Leaving out every picture, copy the lines of the data exactly, from the first through the line containing "XE0, XO0 = 355.0, 844.0".

===============

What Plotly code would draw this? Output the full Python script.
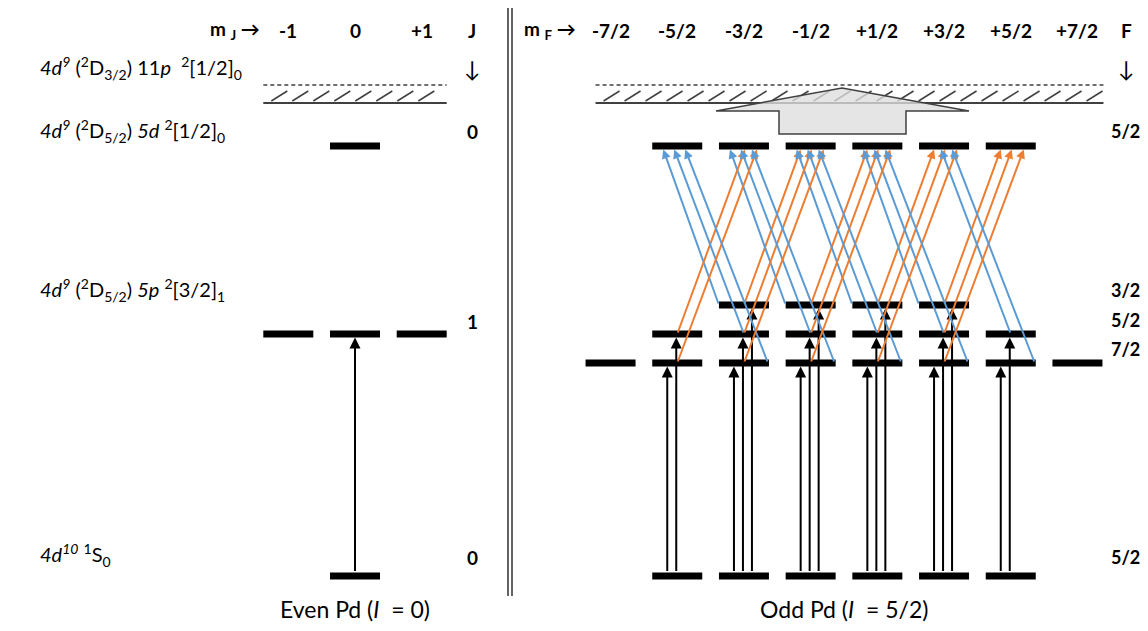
import numpy as np
import plotly.graph_objects as go

W_REF, H_REF = 1148, 631
OFF = 8                      # page body margin
W, H = W_REF - 2 * OFF, H_REF - 2 * OFF
SP = 66.7                    # pixels per unit of m
XE0, XO0 = 355.0, 844.0      # pixel position of m=0 (even / odd panel)

# ---------------- data ----------------
mJ_vals = [-1, 0, 1]
mJ_text = ["-1", "0", "+1"]
mF_vals = [-3.5, -2.5, -1.5, -0.5, 0.5, 1.5, 2.5, 3.5]
mF_text = ["-7/2", "-5/2", "-3/2", "-1/2", "+1/2", "+3/2", "+5/2", "+7/2"]

state_text = [
    "<i>4d</i><sup><i>9</i></sup> (<sup>2</sup>D<sub>3/2</sub>) 11<i>p</i>  <sup>2</sup>[1/2]<sub>0</sub>",
    "<i>4d</i><sup><i>9</i></sup> (<sup>2</sup>D<sub>5/2</sub>) <i>5d</i> <sup>2</sup>[1/2]<sub>0</sub>",
    "<i>4d</i><sup><i>9</i></sup> (<sup>2</sup>D<sub>5/2</sub>) <i>5p</i> <sup>2</sup>[3/2]<sub>1</sub>",
    "<i>4d</i><sup><i>10</i></sup> <sup>1</sup>S<sub>0</sub>",
]
state_y = [563, 500, 341, 76]

# even isotope levels
even_E = [485, 297, 55]
even_J = [0, 1, 0]
even_J_text = ["0", "1", "0"]
even_J_label_y = [500, 310, 74]

# odd isotope levels
odd_E = [485, 326, 297, 268, 55]
odd_F = [2.5, 1.5, 2.5, 3.5, 2.5]
odd_F_text = ["5/2", "3/2", "5/2", "7/2", "5/2"]
odd_F_label_y = [500, 341, 311, 282, 74]

E_limit = 528
E_dashed = 546
E_ground = 55
E_upper = 485
E_5p = {3.5: 268, 2.5: 297, 1.5: 326}

# ---------------- style constants ----------------
BAR_HALF = 25 / SP
BAR_T = 3.5
BLUE = "#5B9BD5"
ORANGE = "#ED7D31"
FONT = "Lato"
black_off = {3.5: -10, 2.5: -1, 1.5: 8}
blue_start = {3.5: 24, 2.5: 0, 1.5: -25}
blue_end = {3.5: 8, 2.5: -3, 1.5: -14}
orange_start = {3.5: 0, 2.5: 0, 1.5: 0}
orange_end = {3.5: 13, 2.5: 1, 1.5: -10}


def px(n):
    return n / SP


def paper_x(p):
    return (p - OFF) / W


def mrange(F):
    return [(-F + k) for k in range(int(round(2 * F)) + 1)]


fig = go.Figure()


def bars(E_list, Q_list):
    xs, ys = [], []
    for E, Q in zip(E_list, Q_list):
        for m in mrange(Q):
            xs += [m - BAR_HALF, m + BAR_HALF, None]
            ys += [E, E, None]
    return xs, ys


xe, ye = bars(even_E, even_J)
fig.add_trace(go.Scatter(x=xe, y=ye, mode="lines", line=dict(color="black", width=7),
                         xaxis="x", yaxis="y", hoverinfo="skip", showlegend=False))
xo, yo = bars(odd_E, odd_F)
fig.add_trace(go.Scatter(x=xo, y=yo, mode="lines", line=dict(color="black", width=7),
                         xaxis="x2", yaxis="y", hoverinfo="skip", showlegend=False))


def limit(ax, x_lo, x_hi):
    fig.add_trace(go.Scatter(x=[x_lo, x_hi], y=[E_dashed, E_dashed], mode="lines",
                             line=dict(color="#404040", width=1.5, dash="4px,3px"),
                             xaxis=ax, yaxis="y", hoverinfo="skip", showlegend=False))
    hx, hy = [], []
    for s in np.arange(x_lo + px(8), x_hi - px(16), px(21)):
        hx += [s, s + px(16), None]
        hy += [E_limit + 2, E_limit + 12, None]
    fig.add_trace(go.Scatter(x=hx, y=hy, mode="lines", line=dict(color="#404040", width=1.5),
                             xaxis=ax, yaxis="y", hoverinfo="skip", showlegend=False))
    fig.add_trace(go.Scatter(x=[x_lo, x_hi], y=[E_limit, E_limit], mode="lines",
                             line=dict(color="#404040", width=2),
                             xaxis=ax, yaxis="y", hoverinfo="skip", showlegend=False))


limit("x", -1 - BAR_HALF, 1 + BAR_HALF)
limit("x2", -3.5 - px(15), 3.5 + px(26))

# big ionising arrow
ax_pts = [-128, -2, 125, 62, 62, -65, -65, -128]
ay_pts = [520, 543, 520, 520, 497, 497, 520, 520]
fig.add_trace(go.Scatter(x=[px(v) for v in ax_pts], y=ay_pts, mode="lines", fill="toself",
                         fillcolor="rgba(222,222,222,0.78)", line=dict(color="#404040", width=1.5),
                         xaxis="x2", yaxis="y", hoverinfo="skip", showlegend=False))

ann = []


def arrow(xref, x0, y0, x1, y1, color, width=2, size=1.0):
    ann.append(dict(x=x1, y=y1, ax=x0, ay=y0, xref=xref, yref="y", axref=xref, ayref="y",
                    text="", showarrow=True, arrowhead=2, arrowsize=size, arrowwidth=width,
                    arrowcolor=color, standoff=0, startstandoff=0))


# even excitation
arrow("x", 0, E_ground + BAR_T, 0, even_E[1] - BAR_T, "black", 2, 1.1)

# odd excitation (dmF = 0)
for m in mrange(2.5):
    for Fp in [3.5, 2.5, 1.5]:
        if abs(m) <= Fp:
            x = m + px(black_off[Fp])
            arrow("x2", x, E_ground + BAR_T, x, E_5p[Fp] - BAR_T, "black", 2, 1.1)

# second step: sigma- (blue), sigma+ (orange)
for Fp in [1.5, 2.5, 3.5]:
    for m in mrange(Fp):
        if abs(m) > 2.5:
            continue
        if m - 1 >= -2.5:
            arrow("x2", m + px(blue_start[Fp]), E_5p[Fp], m - 1 + px(blue_end[Fp]),
                  E_upper - BAR_T, BLUE, 2, 0.9)
        if m + 1 <= 2.5:
            arrow("x2", m + px(orange_start[Fp]), E_5p[Fp], m + 1 + px(orange_end[Fp]),
                  E_upper - BAR_T, ORANGE, 2, 0.9)


def txt(x, y, t, xref="paper", size=19, bold=False, xanchor="center"):
    ann.append(dict(x=x, y=y, xref=xref, yref="y", text=("<b>%s</b>" % t) if bold else t,
                    showarrow=False, xanchor=xanchor, yanchor="middle",
                    font=dict(family=FONT, size=size, color="black")))


for t, y in zip(state_text, state_y):
    txt(paper_x(38), y, t, size=20, xanchor="left")

HEAD_Y = 601
txt(paper_x(235), HEAD_Y, "m <sub>J</sub> \u2192", bold=True)
for v, t in zip(mJ_vals, mJ_text):
    txt(v, HEAD_Y, t, xref="x", bold=True)
txt(paper_x(472), HEAD_Y, "J", bold=True)
txt(paper_x(472), 563, "\u2193", size=22)
for t, y in zip(even_J_text, even_J_label_y):
    txt(paper_x(472), y, t, bold=True)

txt(paper_x(550), HEAD_Y, "m <sub>F</sub> \u2192", bold=True)
for v, t in zip(mF_vals, mF_text):
    txt(v, HEAD_Y, t, xref="x2", bold=True)
txt(paper_x(1126), HEAD_Y, "F", bold=True)
txt(paper_x(1126), 563, "\u2193", size=22)
for t, y in zip(odd_F_text, odd_F_label_y):
    txt(paper_x(1125), y, t, size=18, bold=True)

txt(0, 22, "Even Pd (<i>I</i>  = 0)", xref="x", size=23)
txt(0, 22, "Odd Pd (<i>I</i>  = 5/2)", xref="x2", size=23)

shapes = []
for xp in [508, 512]:
    shapes.append(dict(type="line", xref="paper", yref="y", x0=paper_x(xp), x1=paper_x(xp),
                       y0=H_REF - 596, y1=H_REF - 8, line=dict(color="#303030", width=1.5)))

fig.update_layout(
    width=W, height=H, margin=dict(l=0, r=0, t=0, b=0),
    paper_bgcolor="white", plot_bgcolor="white",
    xaxis=dict(range=[(OFF - XE0) / SP, (OFF + W - XE0) / SP], visible=False,
               domain=[0, 1], fixedrange=True),
    xaxis2=dict(range=[(OFF - XO0) / SP, (OFF + W - XO0) / SP], visible=False,
                overlaying="x", anchor="y", fixedrange=True),
    yaxis=dict(range=[OFF, OFF + H], visible=False, fixedrange=True),
    annotations=ann, shapes=shapes, showlegend=False,
)

fig.write_html("out.html")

===============

> **Written answer**
What Plotly code would draw this? Output the full Python script.
import numpy as np
import plotly.graph_objects as go

W_REF, H_REF = 1148, 631
OFF = 8                      # page body margin
W, H = W_REF - 2 * OFF, H_REF - 2 * OFF
SP = 66.7                    # pixels per unit of m
XE0, XO0 = 355.0, 844.0      # pixel position of m=0 (even / odd panel)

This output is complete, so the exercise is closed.